Karen Mantler – Business is Bad

Karen Mantler - Business is Bad

Watt Records – xtraWATT/14 – 2014




Karen Mantler: voce, armonica, piano

Doug Wieselman: chitarra, clarinetto basso

Kato Hideki: basso





Operina esile ed esigua questo disco di Karen Mantler, figlia di tanto padre (Michael) e tanta madre (Carla Bley). Un pop tanto raffinato da apparire inconsistente, condito qua e là con spruzzate di jazz, fornite dal robusto clarinetto basso di Doug Wieselman (ex Lounge Lizard), e con qualche pizzico di swing certo non destabilizzante.

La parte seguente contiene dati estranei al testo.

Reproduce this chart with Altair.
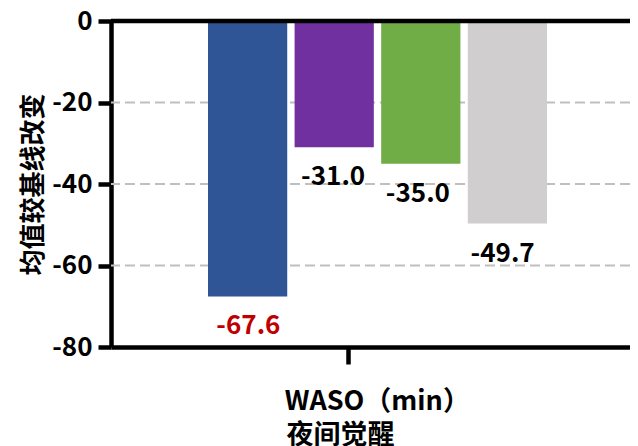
import altair as alt
import pandas as pd

groups = ["组1", "组2", "组3", "组4"]
values = [-67.6, -31.0, -35.0, -49.7]
colors = ["#2F5597", "#7030A0", "#70AD47", "#D0CECE"]
y_ticks = [0, -20, -40, -60, -80]
grid_values = [-20, -40, -60]
category = ["WASO（min）"]
x_title = "夜间觉醒"
y_title = "均值较基线改变"

FONT = "Noto Sans CJK SC"

df = pd.DataFrame({
    "group": groups,
    "value": values,
    "label": [f"{v:.1f}" for v in values],
})
cat_df = pd.DataFrame({"cat": category})
grid_df = pd.DataFrame({"g": grid_values})

band = alt.Scale(paddingInner=0.085, paddingOuter=0, range=[97, 436])
xband = alt.X("group:N", sort=groups, axis=None, scale=band)

yaxis = alt.Axis(
    values=y_ticks,
    domainColor="black", domainWidth=4.5,
    tickColor="black", tickWidth=4.5, tickSize=13,
    labelFont=FONT, labelFontWeight="bold", labelFontSize=26, labelColor="black",
    labelPadding=6, labelExpr="replace(datum.label, '\u2212', '-')",
    grid=False,
    titleFont=FONT, titleFontSize=26, titleFontWeight="bold", titleColor="black",
    titleX=-78, titleY=163, titleAngle=270, titleBaseline="middle", titleAlign="center",
)
yscale = alt.Scale(domain=[-80, 0], nice=False)
yenc = alt.Y("value:Q", scale=yscale, axis=yaxis, title=y_title)

grid = alt.Chart(grid_df).mark_rule(color="#BFBFBF", strokeWidth=2, strokeDash=[10, 5]).encode(
    y=alt.Y("g:Q", scale=yscale, axis=yaxis, title=y_title)
)

bars = alt.Chart(df).mark_bar().encode(
    x=xband,
    y=yenc,
    color=alt.Color("group:N", scale=alt.Scale(domain=groups, range=colors), legend=None),
)

labels = alt.Chart(df).mark_text(
    dy=30, dx=-2, font=FONT, fontWeight="bold", fontSize=26, baseline="middle", align="center"
).encode(
    x=xband,
    y=alt.Y("value:Q"),
    text="label:N",
    color=alt.condition(alt.datum.group == groups[0], alt.value("#C00000"), alt.value("black")),
)

zero = alt.Chart(cat_df).mark_rule(color="black", strokeWidth=4.5).encode(y=alt.datum(0))

xaxis = alt.Axis(
    orient="bottom",
    domainColor="black", domainWidth=4.5,
    tickColor="black", tickWidth=4.5, tickSize=17,
    labelFont=FONT, labelFontWeight="bold", labelFontSize=27, labelColor="black",
    labelAlign="left", labelOffset=-64, labelBaseline="middle", labelPadding=37,
    labelAngle=0, labelLimit=400,
    titleFont=FONT, titleFontSize=27, titleFontWeight="bold", titleColor="black",
    titleX=175, titleY=88, titleAlign="left", titleBaseline="middle",
)
axis_layer = alt.Chart(cat_df).mark_point(opacity=0).encode(
    x=alt.X("cat:N", scale=alt.Scale(type="point", padding=0, align=0.457), axis=xaxis, title=x_title),
)

chart = alt.layer(grid, bars, labels, zero, axis_layer).resolve_scale(x="independent").resolve_axis(x="independent").properties(
    width=519, height=326,
    padding={"left": 103, "top": 13, "right": 0, "bottom": 99},
    autosize=alt.AutoSizeParams(type="none"),
).configure_view(stroke=None).configure(background="white")

chart.save("out.html", embed_options={"renderer": "svg", "actions": False})
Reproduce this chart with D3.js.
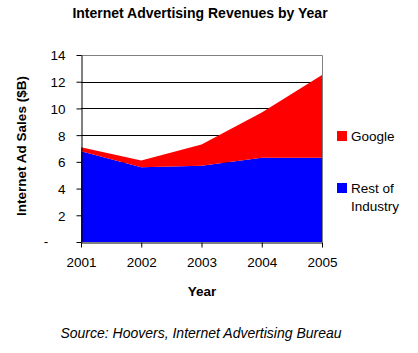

Al primo ascolto si ha subito un’impressione di eleganza, di una souplesse malinconica non spiacevole intessuta di atmosfere vagamente minimaliste, colori tenui, delicatezze, fragilità. Al secondo l’aria si fa più rarefatta, i colori tenui si annacquano, i contorni diventano esili, sfrangiati, innocui. Al terzo si comincia ad avvertire un certo sentore di sazia vacuità.


Le melodie sono poco emozionanti, le armonie scarne e mai sorprendenti, la voce della Mantler (per non parlare della sua armonica) è addirittura leziosa.


Non è questione, comunque di generi. Business is bad appare da qualsiasi punto di vista lo si ascolti, un esercizio salottiero (anche se il salotto è un qualche loft newyorkese) un gioco un po’ narcisistico, un mettere insieme i pezzi di un puzzle dal disegno e dai colori poco originali.


Anche i testi, che pure vorrebbero descrivere il disagio della crisi economica imperante, sono dimenticabili: quasi futili in alcuni casi (Speak French). Si salva solo, da questo punto di vista l’accorata Surviving you. Si potrebbe dire, malignamente che la Mantler si è limitatata a scarnificare all’estremo certe atmosfere delle musiche materne (Il primo esempio che viene alla mente è Dinner Music). Ma agire per sola sottrazione può essere pericoloso. Il risultato finale, in mancanza di un forte senso poetico, può essere, come in questo caso molto deludente.


Senza i soli di Wieselman il disco non avrebbe tracce d’interesse per l’appassionato di jazz. Anche i fan del pop d’autore non troveranno, tuttavia, particolari motivi per esaltarsi.